For a while, this setup couldn’t have been better. The music was loud but not overbearing. We could smoke and drink and shoot the shit while hot girls waited on us hand and foot. But as the lounge area started to fill up, the music got louder, the service slowed down a bit, and conversation was near impossible. At the time, this was all okay for me since the combination of alcohol, caffeine from the Red Bull, and nicotine from the cigar had me buzzed beyond belief. CHP and Groom decide to go check out the dance floor but the rest of us don’t really dance so we just continued to drink (and in my case, smoke).
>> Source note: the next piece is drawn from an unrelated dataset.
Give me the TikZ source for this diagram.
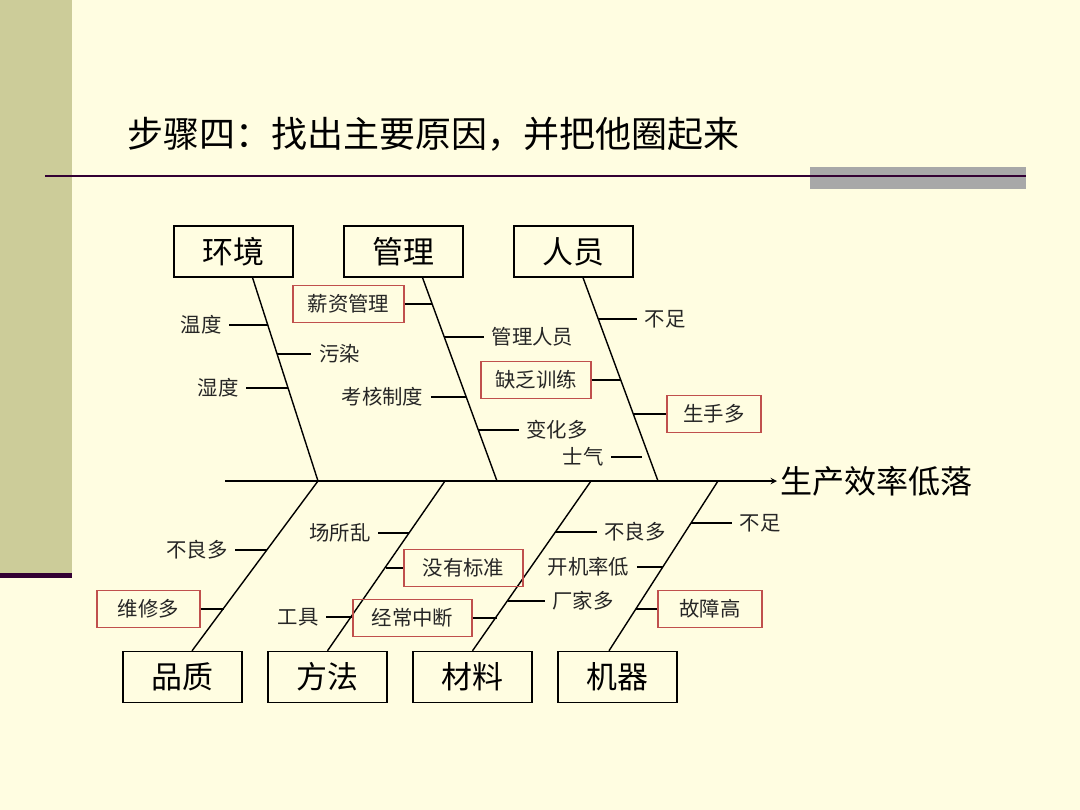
\documentclass[tikz,border=0pt]{standalone}
\usepackage{fontspec}
\setmainfont{Noto Sans CJK SC}
\definecolor{paper}{HTML}{FFFDE1}
\definecolor{bar}{HTML}{CCCC99}
\definecolor{stripe}{HTML}{330033}
\definecolor{band}{HTML}{A8A8A8}
\definecolor{keyred}{HTML}{C0504D}
\begin{document}
\begin{tikzpicture}[x=0.025cm,y=-0.025cm,line width=0.9pt,>=stealth,every node/.style={font=\fontsize{14.5pt}{17pt}\selectfont,text=black!85},cat/.style={draw,line width=1pt,minimum width=2.975cm,minimum height=1.275cm,inner sep=0pt,text=black,font=\fontsize{22pt}{26pt}\selectfont},lbl/.style={inner sep=5pt},key/.style={draw=keyred,line width=1pt,minimum height=0.925cm,inner sep=0pt}]
% page
\fill[paper] (0,0) rectangle (1080,810);
\fill[bar] (0,0) rectangle (72,573); \fill[stripe] (0,573) rectangle (72,578);
\fill[band] (810,167) rectangle (1026,189);
\draw[stripe,line width=1.5pt] (45,176) -- (1026,176);
\node[anchor=west,inner sep=0pt,text=black,font=\fontsize{25.6pt}{30pt}\selectfont] (title) at (127,134) {步骤四：找出主要原因，并把他圈起来};
% spine
\coordinate (tail) at (225,481);
\node[anchor=west,inner sep=2pt,text=black,font=\fontsize{22.8pt}{26pt}\selectfont] (goal) at (777,481) {生产效率低落};
\draw[->,line width=1pt] (tail) -- (goal);
% categories
\node[cat] (env) at (233.5,251.5) {环境}; \node[cat] (mgt) at (403.5,251.5) {管理}; \node[cat] (ppl) at (573.5,251.5) {人员};
\node[cat] (qua) at (182.5,677) {品质}; \node[cat] (mth) at (327.5,677) {方法};
\node[cat] (mat) at (472.5,677) {材料}; \node[cat] (mac) at (617.5,677) {机器};
\coordinate (j1) at (318,481); \coordinate (j2) at (497,481); \coordinate (j3) at (658,481);
\coordinate (k1) at (318,481); \coordinate (k2) at (445,481); \coordinate (k3) at (591,481); \coordinate (k4) at (718,481);
\draw[line width=1pt] (env.-54)--(j1); \draw[line width=1pt] (mgt.-54)--(j2); \draw[line width=1pt] (ppl.-70)--(j3);
\draw[line width=1pt] (qua.70)--(k1); \draw[line width=1pt] (mth.90)--(k2); \draw[line width=1pt] (mat.90)--(k3); \draw[line width=1pt] (mac.108)--(k4);
% causes, top
\node[lbl] (wendu) at (201,325) {温度}; \coordinate (env1) at (267.5,325);
\node[lbl] (wuran) at (339.5,354) {污染}; \coordinate (env2) at (277,354);
\node[lbl] (shidu) at (218,388) {湿度}; \coordinate (env3) at (288,388);
\node[key,minimum width=2.775cm] (xinzi) at (348.5,304) {薪资管理}; \coordinate (mgt1) at (432,304);
\node[lbl] (guanli) at (532.5,337) {管理人员}; \coordinate (mgt2) at (444,337);
\node[lbl] (kaohe) at (382.5,397) {考核制度}; \coordinate (mgt3) at (466,397);
\node[lbl] (bianhua) at (557,430) {变化多}; \coordinate (mgt4) at (478,430);
\node[lbl] (buzu) at (665,319) {不足}; \coordinate (ppl1) at (598.4,319);
\node[key,minimum width=2.75cm] (quefa) at (536,380) {缺乏训练}; \coordinate (ppl2) at (620.5,380);
\node[key,minimum width=2.35cm] (shengshou) at (714,414) {生手多}; \coordinate (ppl3) at (633.5,414);
\node[lbl] (shiqi) at (583,457) {士气}; \coordinate (ppl4) at (642,457);
\draw (wendu)--(env1); \draw (env2)--(wuran); \draw (shidu)--(env3);
\draw (xinzi)--(mgt1); \draw (mgt2)--(guanli); \draw (kaohe)--(mgt3); \draw (mgt4)--(bianhua);
\draw (ppl1)--(buzu); \draw (quefa)--(ppl2); \draw (ppl3)--(shengshou); \draw (shiqi)--(ppl4);
% causes, bottom
\node[lbl] (buliang) at (197,550) {不良多}; \coordinate (qua1) at (267,550);
\node[key,minimum width=2.575cm] (weixiu) at (148.5,609) {维修多}; \coordinate (qua2) at (224,609);
\node[lbl] (changsuo) at (340,533) {场所乱}; \coordinate (mth1) at (409.4,533);
\node[key,minimum width=2.975cm] (meiyou) at (463.5,568) {没有标准}; \coordinate (mth2) at (385.5,568);
\node[lbl] (gongju) at (298,617) {工具}; \coordinate (mth3) at (352,617);
\node[key,minimum width=2.975cm] (jingchang) at (412.5,618) {经常中断}; \coordinate (mat1) at (496.5,618);
\node[lbl] (changjia) at (583,601) {厂家多}; \coordinate (mat2) at (508.2,601);
\node[lbl] (buliangb) at (635,532) {不良多}; \coordinate (mat3) at (555.8,532);
\node[lbl] (kaiji) at (588.5,567) {开机率低}; \coordinate (mac1) at (663.2,567);
\node[lbl] (buzub) at (760,523) {不足}; \coordinate (mac2) at (691.2,523);
\node[key,minimum width=2.6cm] (guzhang) at (710,609) {故障高}; \coordinate (mac3) at (636.4,609);
\draw (buliang)--(qua1); \draw (weixiu)--(qua2);
\draw (changsuo)--(mth1); \draw (mth2)--(meiyou); \draw (gongju)--(mth3);
\draw (jingchang)--(mat1); \draw (mat2)--(changjia); \draw (mat3)--(buliangb);
\draw (kaiji)--(mac1); \draw (mac2)--(buzub); \draw (mac3)--(guzhang);
\end{tikzpicture}
\end{document}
The rest of the night plays out in my memory in a series of scattered flashbacks. I can’t really place their chronological order; I just know they all happened. Some of the highlights:

- At one point in time I am feeling the music enough to be bobbing my head and tapping a foot and it takes me about 5 minutes before I realize I am doing it to Latin music. For some reason this irritates me.

- CHP brings a girl back to the table and offers her alcohol; he attempts to pour some Grey Goose into her glass and pours it all over the table and on The Russian’s feet. The Russian is not amused and I am assigned the task of pouring the alcohol for the girl and CHP. Now I am not amused. I guess I was successful; all I remember is the girl was not cute. Where are the hot servers?

- Groom pretends to drink Goose with sprite but instead just hides his glass under the table and swaps it with one of only Red Bull. I am angered by this but too drunk to do anything about it, or even tell CHP.

- I still hear Latin music and wonder why there is so much Spanish coming over the speakers. My first thought, I shit you not: “Why is there Spanish? We are not in California.”

- CHP brings another girl back to the table and orders another bottle ($100). She is not cute either. I pour CHP a lot of alcohol so he hopefully won’t remember her in the morning.

- The hot server shows up and I am happy. I realize she has the bill and I am not happy. I send her to The Robot.

- TOO MUCH SPANISH!

- We have half of the second bottle left and CHP is trying to talk two girls into drinking with him. I think they think he spiked the alcohol or something. I know they don’t trust him. I have to pour them fresh drinks. Again I do not spill.

- CHP tells me that the first girl he brought back to the table can get him into the gym for free tomorrow. He seems genuinely excited about this. I am confused but pretend to be excited for him.

- The people sitting next to Lefty get up to leave and in the process forget two still sealed cigars. Groom decides he wants to smoke one but doesn’t have a cutter. Groom decides his teeth can cut meat so they can surely cut a cigar. Groom is wrong and now has a half chewed through cigar along with tobacco and cigar paper in his mouth.

- I am now irate due to all of the Spanish music being played. Someone tells me its Latin night tonight. This seems to satisfy me.

- We stagger out of there with CHP trying to bring our bottle of Goose. The bouncers stop him at the door. We drag him out before he tries to fight them.

- We meet up with the Robot’s roommate at a bar in the casino, but I am too trashed to remember how I got to the bar. I call Lefty to see where he is, but it turns out that he is right behind me.

- We magically appear at a blackjack table and I can’t recall walking over to it. I want to play but I wisely decide against it.

- Somehow, some way, we make it back to our rooms and crash.

My Rocky training paid off the first night. Remember, Rocky is not about knocking someone out early, but having the stamina to make it to the last round. I may have been out on my feet, but I knew a little break between rounds would get me energized and ready to go again.